(What you will do) The listing below begins with the first line you should copy; stop after the line containing "1.152, 1.169, 1.190, 1.214, 1.240, 1.266, 1.294]", and drop every picture.

(Task data)
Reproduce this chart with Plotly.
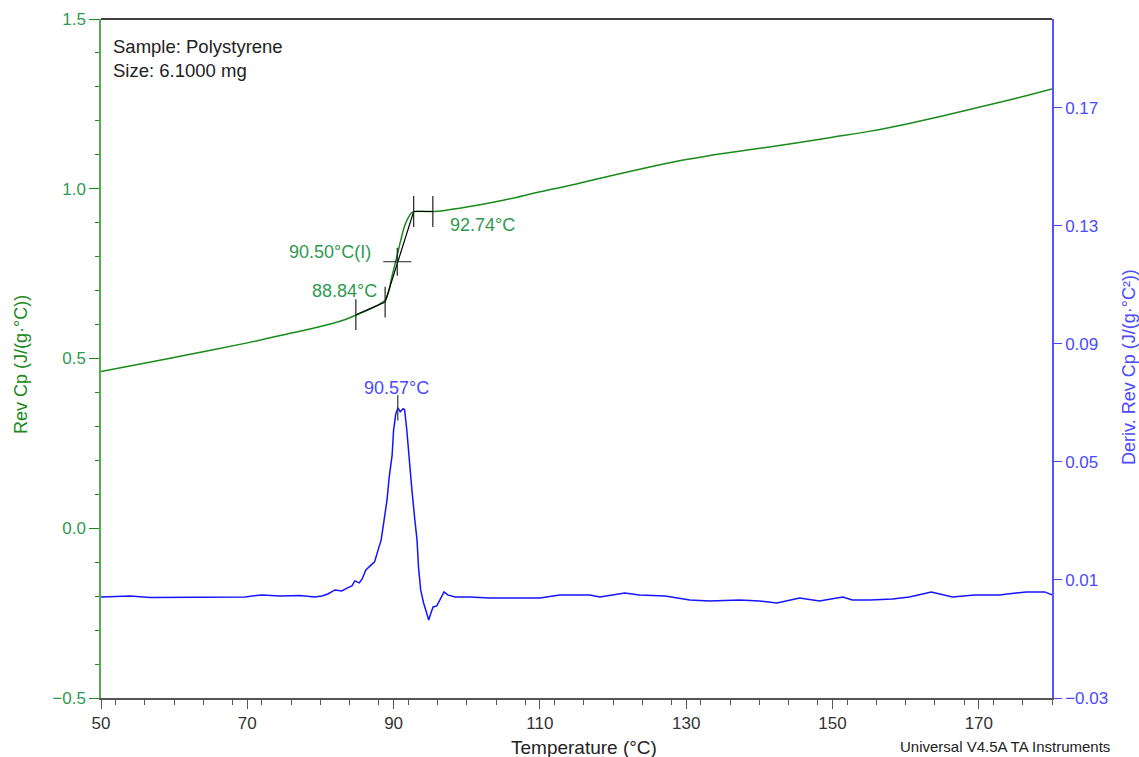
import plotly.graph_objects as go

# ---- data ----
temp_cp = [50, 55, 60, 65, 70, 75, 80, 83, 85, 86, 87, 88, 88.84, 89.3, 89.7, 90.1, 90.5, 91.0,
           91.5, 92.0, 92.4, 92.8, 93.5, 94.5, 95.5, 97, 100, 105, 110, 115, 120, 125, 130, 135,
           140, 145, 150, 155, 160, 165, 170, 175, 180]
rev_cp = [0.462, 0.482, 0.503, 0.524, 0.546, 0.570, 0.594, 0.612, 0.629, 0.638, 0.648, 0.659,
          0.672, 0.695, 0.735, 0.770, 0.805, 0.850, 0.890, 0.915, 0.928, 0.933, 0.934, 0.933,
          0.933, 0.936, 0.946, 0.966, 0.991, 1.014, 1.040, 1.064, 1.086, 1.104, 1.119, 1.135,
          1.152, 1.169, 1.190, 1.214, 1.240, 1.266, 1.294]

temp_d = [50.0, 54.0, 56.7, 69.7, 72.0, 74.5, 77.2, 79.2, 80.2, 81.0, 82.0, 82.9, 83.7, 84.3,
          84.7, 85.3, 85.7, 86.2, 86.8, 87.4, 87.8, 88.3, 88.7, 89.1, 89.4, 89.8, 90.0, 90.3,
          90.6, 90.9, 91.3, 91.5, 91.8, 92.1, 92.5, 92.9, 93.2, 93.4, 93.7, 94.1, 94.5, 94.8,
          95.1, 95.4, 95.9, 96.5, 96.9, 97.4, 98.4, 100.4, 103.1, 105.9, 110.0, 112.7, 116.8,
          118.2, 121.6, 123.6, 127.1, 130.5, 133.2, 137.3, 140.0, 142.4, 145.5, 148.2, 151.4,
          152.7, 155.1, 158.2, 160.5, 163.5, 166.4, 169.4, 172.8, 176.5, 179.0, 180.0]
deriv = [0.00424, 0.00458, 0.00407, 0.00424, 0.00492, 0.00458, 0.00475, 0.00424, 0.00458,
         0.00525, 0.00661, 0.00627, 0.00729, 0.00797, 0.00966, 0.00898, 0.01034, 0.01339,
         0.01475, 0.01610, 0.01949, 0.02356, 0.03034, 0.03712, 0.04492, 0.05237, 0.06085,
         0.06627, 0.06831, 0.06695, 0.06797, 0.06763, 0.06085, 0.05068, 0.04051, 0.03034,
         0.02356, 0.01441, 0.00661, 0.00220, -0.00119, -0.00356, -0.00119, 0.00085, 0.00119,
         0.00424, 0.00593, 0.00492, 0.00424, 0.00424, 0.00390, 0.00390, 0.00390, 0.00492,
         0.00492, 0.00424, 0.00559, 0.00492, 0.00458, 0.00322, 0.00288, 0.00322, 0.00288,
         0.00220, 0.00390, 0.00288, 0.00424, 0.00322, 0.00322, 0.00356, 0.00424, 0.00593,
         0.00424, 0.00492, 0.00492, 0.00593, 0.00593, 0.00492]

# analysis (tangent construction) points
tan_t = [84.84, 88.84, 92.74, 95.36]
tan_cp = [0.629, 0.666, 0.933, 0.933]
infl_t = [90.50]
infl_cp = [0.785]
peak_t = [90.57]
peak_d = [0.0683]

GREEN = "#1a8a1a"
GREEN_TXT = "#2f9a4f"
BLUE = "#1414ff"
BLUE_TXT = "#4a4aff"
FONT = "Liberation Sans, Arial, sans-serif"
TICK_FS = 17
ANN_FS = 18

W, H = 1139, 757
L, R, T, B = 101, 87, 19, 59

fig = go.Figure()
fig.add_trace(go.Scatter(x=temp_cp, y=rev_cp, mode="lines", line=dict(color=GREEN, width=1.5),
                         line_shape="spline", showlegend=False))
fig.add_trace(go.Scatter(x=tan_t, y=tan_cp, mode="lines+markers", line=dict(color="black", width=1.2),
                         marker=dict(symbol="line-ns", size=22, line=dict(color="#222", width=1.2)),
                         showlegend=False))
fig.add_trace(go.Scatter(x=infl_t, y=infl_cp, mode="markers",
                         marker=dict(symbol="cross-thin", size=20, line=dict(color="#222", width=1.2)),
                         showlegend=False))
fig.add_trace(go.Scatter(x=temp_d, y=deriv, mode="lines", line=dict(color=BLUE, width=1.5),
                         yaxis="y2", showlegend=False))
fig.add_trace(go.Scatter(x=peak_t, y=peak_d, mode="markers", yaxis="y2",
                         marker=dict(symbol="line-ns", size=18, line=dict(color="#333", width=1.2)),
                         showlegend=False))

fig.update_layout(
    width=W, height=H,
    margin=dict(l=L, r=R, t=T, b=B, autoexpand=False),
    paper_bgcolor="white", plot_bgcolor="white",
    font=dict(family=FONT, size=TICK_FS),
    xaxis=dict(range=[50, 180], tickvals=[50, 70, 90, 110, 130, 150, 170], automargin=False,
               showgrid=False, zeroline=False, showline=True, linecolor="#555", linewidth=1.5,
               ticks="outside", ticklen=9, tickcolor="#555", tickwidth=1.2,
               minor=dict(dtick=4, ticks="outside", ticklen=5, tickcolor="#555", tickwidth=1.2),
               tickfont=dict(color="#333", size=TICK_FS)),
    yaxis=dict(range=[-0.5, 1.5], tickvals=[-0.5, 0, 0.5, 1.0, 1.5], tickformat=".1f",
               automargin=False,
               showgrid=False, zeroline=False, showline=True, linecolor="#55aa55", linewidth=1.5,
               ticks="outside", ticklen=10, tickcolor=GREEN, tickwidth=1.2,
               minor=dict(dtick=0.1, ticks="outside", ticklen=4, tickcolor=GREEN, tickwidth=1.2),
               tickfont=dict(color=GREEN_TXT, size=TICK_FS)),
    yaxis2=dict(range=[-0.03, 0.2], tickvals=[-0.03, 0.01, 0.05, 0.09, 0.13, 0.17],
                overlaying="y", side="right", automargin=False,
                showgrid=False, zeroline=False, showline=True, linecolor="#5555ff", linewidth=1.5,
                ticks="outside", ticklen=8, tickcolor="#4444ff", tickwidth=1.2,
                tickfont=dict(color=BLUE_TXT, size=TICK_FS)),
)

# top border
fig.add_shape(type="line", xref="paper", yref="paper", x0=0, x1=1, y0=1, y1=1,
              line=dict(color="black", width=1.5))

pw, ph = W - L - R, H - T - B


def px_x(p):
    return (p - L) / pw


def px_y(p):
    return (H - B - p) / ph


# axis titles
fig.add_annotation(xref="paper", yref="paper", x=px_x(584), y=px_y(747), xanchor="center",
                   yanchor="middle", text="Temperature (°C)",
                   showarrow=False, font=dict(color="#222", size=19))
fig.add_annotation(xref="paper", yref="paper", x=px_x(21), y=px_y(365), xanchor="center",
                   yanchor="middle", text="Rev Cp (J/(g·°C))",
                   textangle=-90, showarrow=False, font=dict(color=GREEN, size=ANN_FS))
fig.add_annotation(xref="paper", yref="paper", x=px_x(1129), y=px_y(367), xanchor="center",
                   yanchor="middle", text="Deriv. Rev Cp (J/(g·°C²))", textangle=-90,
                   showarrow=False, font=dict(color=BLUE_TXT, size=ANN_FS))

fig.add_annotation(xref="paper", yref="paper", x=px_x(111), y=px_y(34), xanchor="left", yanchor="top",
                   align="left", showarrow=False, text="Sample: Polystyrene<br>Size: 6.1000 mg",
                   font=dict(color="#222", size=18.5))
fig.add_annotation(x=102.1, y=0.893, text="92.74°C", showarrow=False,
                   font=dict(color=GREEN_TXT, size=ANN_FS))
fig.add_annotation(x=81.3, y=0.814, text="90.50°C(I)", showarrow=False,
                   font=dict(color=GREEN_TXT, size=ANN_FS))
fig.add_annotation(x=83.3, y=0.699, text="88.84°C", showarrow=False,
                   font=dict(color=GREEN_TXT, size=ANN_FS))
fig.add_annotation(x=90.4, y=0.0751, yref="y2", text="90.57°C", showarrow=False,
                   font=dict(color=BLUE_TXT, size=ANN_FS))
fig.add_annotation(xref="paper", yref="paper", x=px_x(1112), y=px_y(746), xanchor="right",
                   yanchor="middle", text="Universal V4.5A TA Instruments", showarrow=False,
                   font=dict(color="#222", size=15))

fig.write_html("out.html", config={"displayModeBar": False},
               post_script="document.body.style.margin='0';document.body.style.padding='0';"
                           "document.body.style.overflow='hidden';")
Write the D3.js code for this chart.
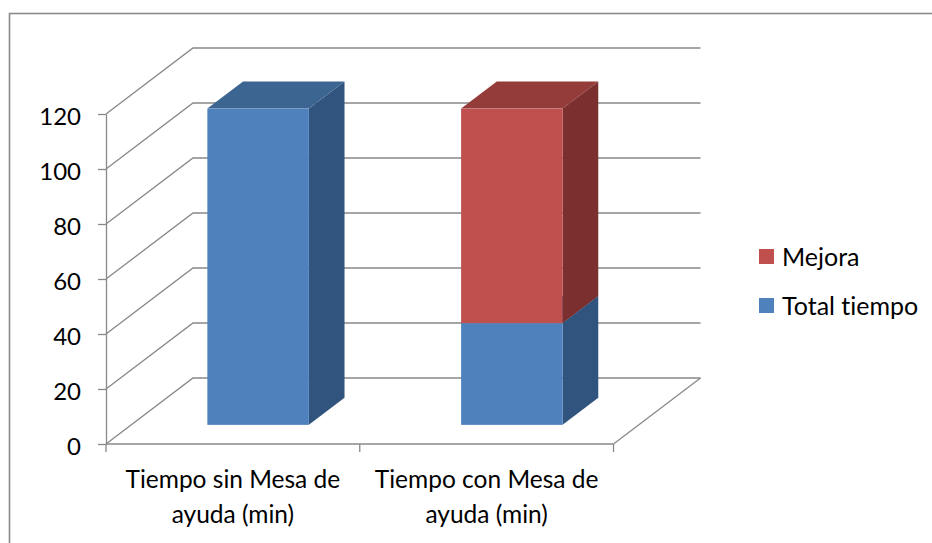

(Final answer)
Reproduce this chart with Plotly.
import plotly.graph_objects as go

# ---- data ----
temp_cp = [50, 55, 60, 65, 70, 75, 80, 83, 85, 86, 87, 88, 88.84, 89.3, 89.7, 90.1, 90.5, 91.0,
           91.5, 92.0, 92.4, 92.8, 93.5, 94.5, 95.5, 97, 100, 105, 110, 115, 120, 125, 130, 135,
           140, 145, 150, 155, 160, 165, 170, 175, 180]
rev_cp = [0.462, 0.482, 0.503, 0.524, 0.546, 0.570, 0.594, 0.612, 0.629, 0.638, 0.648, 0.659,
          0.672, 0.695, 0.735, 0.770, 0.805, 0.850, 0.890, 0.915, 0.928, 0.933, 0.934, 0.933,
          0.933, 0.936, 0.946, 0.966, 0.991, 1.014, 1.040, 1.064, 1.086, 1.104, 1.119, 1.135,
          1.152, 1.169, 1.190, 1.214, 1.240, 1.266, 1.294]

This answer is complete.